Katlego Sekhu

A 35-year-old listener shares that she is the only one in her friend group without children.
As they’ve grown older, she feels judged and out of place during outings, as conversations revolve around babies and motherhood.
She wonders whether this is a sign to step away from the friendship or if there are any blind spots she might be overlooking.
“I am a 35-year-old woman; unmarried, single, and with no kids. I have been friends with my girls since our first year of varsity. We have been going strong, but as we get older, I am starting to feel out of place.
“While not all my friends are married, they all have kids. Over the years, I didn’t feel it as I was never the only one with no kids, but one other friend gave birth late last year.

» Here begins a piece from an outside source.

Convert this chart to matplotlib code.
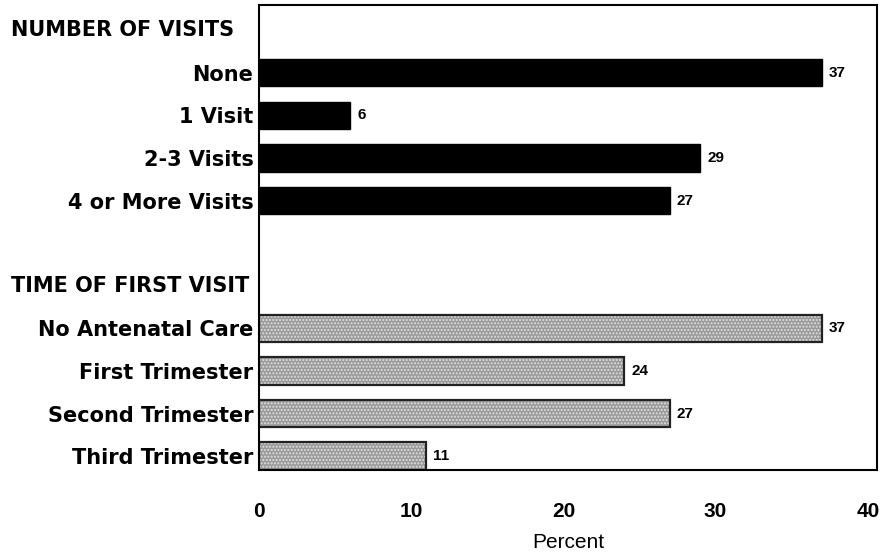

“Whenever my friends plan outings, it’s always something that accommodates kids. Yes, they always invite me, but I often feel lost and out of place. Plus, there are questions about me getting old and how I need to have kids of my own. And the conversations always lead back to the kids, nappies, school, homework, etc.
“I love my girls, but being around them is becoming a trigger and making me feel like I am lagging behind. I hate how I feel whenever we are together. I feel I only get invited out as a courtesy.
“I am tired of feeling this way. Will walking away from this friend group help me? Or should I just face the reality that almost everywhere I go, women my age have kids? What could be my blind spot?”